Переходя от отдельного к общему, мы теряем богатство содержания, связанного со спецификой отдельного. Диалектическая утопия связана была с замыслом построения такой «науки логики», в которой рост объема понятий одновременно сопровождается и насыщением его всей конкретикой отдельного, сохраненного в сжатом виде.

Во всей европейской культуре невозможно отыскать реальный феномен, отвечающий данным требованиям. Но им вполне отвечает общинность православного типа, парадоксальным образом сочетающая вселенский универсализм с содержательностью всего того, что связано с понятием братского человеческого единения. В отношении последнего даже либеральные оппоненты русской общинности вряд ли смогут спорить; напротив, они постоянно пеняют русскому традиционализму за его неумение формулировать эмоционально и ценностно нейтральные, холодные связи, пригодные не для братства, а для делового партнерства.

Но, оказывается, ослабление социокультурных начал этой общинности, над чем так настойчиво потрудились наши «реформаторы», внезапно привело к поразительному сужению кругозора и возврату к допросвещенческому изоляционизму. Современный утилитарный тип «нового русского» характеризуется полной глухотой ко всему, что выходит за рамки его «естественного эгоизма», очень часто уподобляющего его животному. Советский человек, еще сохранявший архетип православной общинности, живо интересовался тем, как живут негры в Америке, каковы взаимоотношения между Германией и США, между Китаем и Индией и пр. Эти кажущиеся бесконечно далекими от повседневности материи активно обсуждались и рабочими, собравшимися за кружкой пива, и деревенскими старушками на завалинках.

Можно сколько угодно иронизировать по поводу того, что русские, так живо интересующиеся вселенскими вопросами, в то же время проявляют равнодушие к собственной повседневности. Но невозможно не признать, что в данном отношении старые русские не только стояли на уровне просвещения с его вселенскими интенциями, но и насыщали абстракции просвещения всем эмоциональным богатством, сопутствующим сфере неформального, общинного. Напротив, постсоветский тип, формируемый «реформаторами», олицетворяет в новой версии локализм, стоящий ниже требований просвещения и готовый отказаться от всего просвещенческого универсалистского наследия как непонятного ему излишества. Вот так обстоит дело с пресловутым «локализмом» русской общины!

Причем это новое сужение кругозора свойственно не только постсоветскому типу, променявшему вселенское спасение за чечевичную похлебку индивидуалистического «разумного эгоизма». Это характерно для человека современного утилитарного типа в целом. Вот показательный контраст.
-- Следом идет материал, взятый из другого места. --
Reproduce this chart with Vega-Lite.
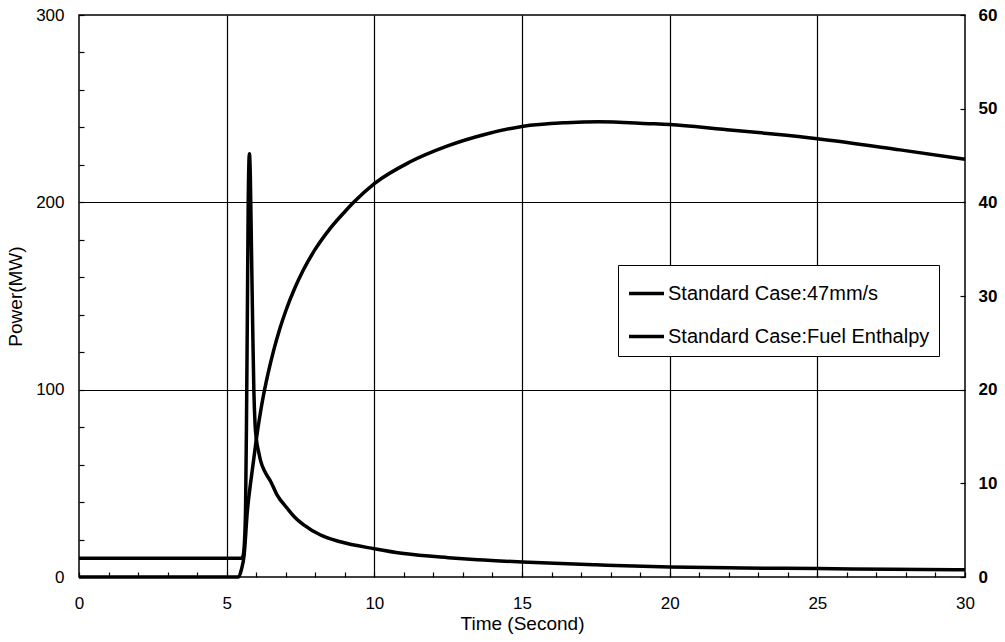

Каждый русский школьник советских времен знал имена американских президентов, лидеров главных европейских стран и т. п. — вселенское подступало к его порогу, было частью его общинного мира. Напротив, типичный американский студент (не говоря уже о школьниках), за исключением, может быть, специальных учебных заведений, связанных с изучением внешней политики, не в состоянии назвать имени ни одного иностранного лидера, не знает названия крупнейших европейских или азиатских столиц... Если быть честным, то невозможно не признать, что воспетый современными либералами тип «экономического человека», индивидуалистического эгоиста, преследующего одну только личную выгоду, является локалистом худшего пошиба. Его вообще не интересуют человеческие связи, помимо отношений экономического обмена. И ему-то доверено нынче формировать философию и практику глобального общества!

Его оптика устроена таким образом, что он никаких духовных, культурных, интеллектуальных выражений глобального воспринимать не в состоянии. Единство мирового литературного, философского, религиозного процесса не только не находится в сфере активного внимания этого типа, но, кажется, воспринимается как помеха чистоте рыночных отношений, которые должно оберегать от всех этих «сантиментов» культуры.

Если будущий глобальный мир в самом деле будет устроен по образу и подобию «экономического человека», то он рискует стать новым варварством, основанным на силе и расчете, на откровенном социал-дарвинизме. Та логика дистанцирования от общинности и братства в человеческих отношениях, которую насаждают либеральные реформаторы, неминуемо ведет к социал-дарвинизму. Если последний в самом деле утвердится как господствующий тип отношений в глобальном масштабе, выпестованная христианством (и другими мировыми религиями) человечность более не найдет себе пристанища.